Instructor Resources
In addition, to all the materials available to students, there are several additional items that are available for instructors upon request.
Access to Instructor Materials
Please contact either:
Todd Neller, Gettysburg College, tneller@gettysburg.edu
Laura E. Brown, Michigan Technological University, lebrown@mtu.edu
# Student Materials
Exercises.docx
Exercises.pdf
*.dat # data files for Exercises
gap.pdf # reference paper for Gap statistic question
data2d.m # Octave script for visualizing input data
cluster2d.m # Octave script for visualizing output cluster data
doc/ # Javadoc documentation for sample solutions
iris/ # folder containing Weka tutorial, data, and Exercises
ppt/ # Powerpoint and PDF presentations for k-means
java/ # Java version of programming exercises with starter code
# Instructor Materials
Exercises - Instructor's Guide.docx
Exercises - Instructor's Guide.pdf # Sample answers and discussion
KMeans.java # Sample Java solution for first exercise
KMeansIterated.java # Sample Java solution for second exercise
KMeansIteratedGap.java # Sample Java solution for third exercise
ex1.sh # script to execute first exercise sample solution code
ex2.sh # script to execute second exercise sample solution code
ex3.sh # script to execute third exercise sample solution code
ex1/ # folder of output clustering data from ex1.sh + summary.txt
ex2/ # folder of output clustering data from ex2.sh + summary.txt
ex3/ # folder of output clustering data from ex3.sh + summary.txt
instructor-soln/ # text files with info on original data generation
Clustering Iris Data with Weka (Instructor Copy).docx
Clustering Iris Data with Weka (Instructor Copy).pdf
# solutions for Weka tutorial
ppt/ # Powerpoint and PDF presentations for k-means
java/ # sample solution and JUnit test code for Java assignment
Weka example
A tutorial, Clustering_Iris_Data_with_Weka.pdf, on how to do simple clustering using Weka is available.

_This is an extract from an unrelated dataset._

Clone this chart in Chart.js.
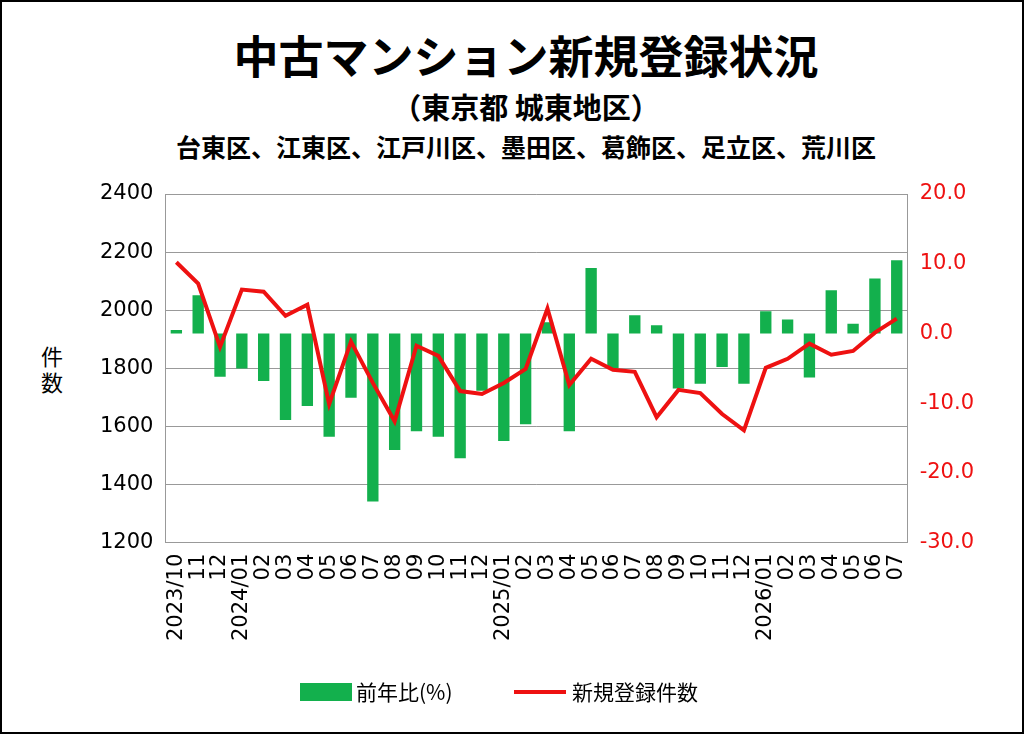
<!DOCTYPE html>
<html>
<head>
<meta charset="utf-8">
<script src="https://cdn.jsdelivr.net/npm/chart.js@4/dist/chart.umd.min.js"></script>
<style>
  html, body { margin: 0; padding: 0; background: #fff; }
  #wrap { position: relative; width: 1024px; height: 734px; box-sizing: border-box; border: 2px solid #000; font-family: "Noto Sans CJK JP", sans-serif; }
  .t { position: absolute; left: 0; width: 100%; text-align: center; font-weight: bold; color: #000; line-height: 1; }
  #yt { position: absolute; left: 38px; top: 340px; font-size: 22px; line-height: 26px; width: 24px; text-align: center; }
  canvas { position: absolute; left: 0; top: 0; }
</style>
</head>
<body>
<div id="wrap">
  <div class="t" style="top:30px;font-size:45px;left:14px;">中古マンション新規登録状況</div>
  <div class="t" style="top:90px;font-size:29px;left:14px;">（東京都 城東地区）</div>
  <div class="t" style="top:132px;font-size:25px;left:14px;">台東区、江東区、江戸川区、墨田区、葛飾区、足立区、荒川区</div>
  <div id="yt">件<br>数</div>
  <canvas id="c" width="1020" height="730"></canvas>
</div>
<script>
// months shown on the x axis
var labels = ['2023/10','11','12','2024/01','02','03','04','05','06','07','08','09','10','11','12',
  '2025/01','02','03','04','05','06','07','08','09','10','11','12',
  '2026/01','02','03','04','05','06','07'];
// 前年比 (%) - right axis
var yoy = [0.5, 5.5, -6.2, -5.0, -6.8, -12.4, -10.4, -14.8, -9.2, -24.1, -16.7, -14.0, -14.8, -17.9, -8.2,
  -15.4, -13.0, 1.6, -14.0, 9.4, -5.0, 2.6, 1.2, -7.9, -7.2, -4.8, -7.2,
  3.2, 2.0, -6.3, 6.2, 1.4, 7.9, 10.5];
// 新規登録件数 - left axis
var listings = [2165, 2092, 1874, 2071, 2064, 1981, 2019, 1677, 1892, 1750, 1618, 1878, 1843, 1722, 1712,
  1750, 1798, 2006, 1743, 1833, 1795, 1788, 1632, 1726, 1715, 1643, 1587,
  1802, 1833, 1885, 1847, 1860, 1923, 1971];

var GREEN = '#13b04d';
var RED = '#ee1111';
var TICK_FONT = { size: 21, family: 'DejaVu Sans' };

// simple legend drawn under the plot
var bottomLegend = {
	id: 'bottomLegend',
	afterDraw: function (chart) {
		var ctx = chart.ctx;
		var y = 690;
		ctx.save();
		ctx.font = '21px "Noto Sans CJK JP"';
		ctx.textBaseline = 'middle';
		ctx.fillStyle = GREEN;
		ctx.fillRect(298, y - 9, 52, 18);
		ctx.fillStyle = '#000';
		ctx.fillText('前年比(%)', 354, y);
		ctx.strokeStyle = RED;
		ctx.lineWidth = 4;
		ctx.beginPath();
		ctx.moveTo(512, y);
		ctx.lineTo(564, y);
		ctx.stroke();
		ctx.fillText('新規登録件数', 570, y);
		ctx.restore();
	}
};

new Chart(document.getElementById('c'), {
	data: {
		labels: labels,
		datasets: [
			{
				type: 'line',
				label: '新規登録件数',
				data: listings,
				yAxisID: 'y',
				borderColor: RED,
				borderWidth: 4,
				pointRadius: 0,
				tension: 0,
				order: 0
			},
			{
				type: 'bar',
				label: '前年比(%)',
				data: yoy,
				yAxisID: 'y1',
				backgroundColor: GREEN,
				barPercentage: 0.52,
				categoryPercentage: 1,
				order: 1
			}
		]
	},
	options: {
		responsive: false,
		animation: false,
		layout: { padding: { top: 192, left: 86, right: 36, bottom: 88 } },
		plugins: { legend: { display: false }, tooltip: { enabled: false } },
		scales: {
			x: {
				grid: { display: false },
				border: { color: '#999' },
				ticks: { color: '#000', font: TICK_FONT, maxRotation: 90, minRotation: 90, autoSkip: false }
			},
			y: {
				position: 'left',
				min: 1200, max: 2400,
				ticks: { stepSize: 200, color: '#000', font: TICK_FONT, padding: 12,
					callback: function (v) { return String(v); } },
				grid: { color: '#999', drawTicks: false },
				border: { color: '#999' }
			},
			y1: {
				position: 'right',
				min: -30, max: 20,
				ticks: {
					stepSize: 10, color: RED, font: TICK_FONT, padding: 12,
					callback: function (v) { return v.toFixed(1); }
				},
				grid: { display: false, drawTicks: false },
				border: { color: '#999' }
			}
		}
	},
	plugins: [bottomLegend]
});
</script>
</body>
</html>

This tutorial uses the well-known iris data set. The data is provided in the ARFF file format in the student materials and also available at http://tunedit.org/repo/UCI/iris.arff.
The tutorial and copy of the iris data are available in the student materials zip-file in the iris/
folder.
Example Clustering data sets
Powerpoint Slides
In the Powerpoint provided, k-Means Clustering.pptx and K-Means Clustering.pdf, describing the clustering method, several example data sets are shown illustrating where k-means fails. There are two main sources of these images:
- the textbook and related slides of Tan, Steinbach, and Kumar Introduction to Data Mining (The slides are available at: http://www-users.cs.umn.edu/~kumar/dmbook/index.php#item5, specifically from Chapter 8)
- clustering data sets available at http://cs.joensuu.fi/sipu/datasets/ and a MATLAB script
cluster_examples.m
. (The Shape sets were of focus)
World Country Data
A subset of indicators was collected and merged for world countries. The data set is available without preprocessing ex-country-data.csv and in a standardized form ex-country-data-preproc.csv. A richer description of the data and its use is shown in the following example using R: clustering-example.
Website sources
The source code to build this website is also available for instructors to use an modify. The site sources are in Markdown and built using Mkdocs which requires Python and pip.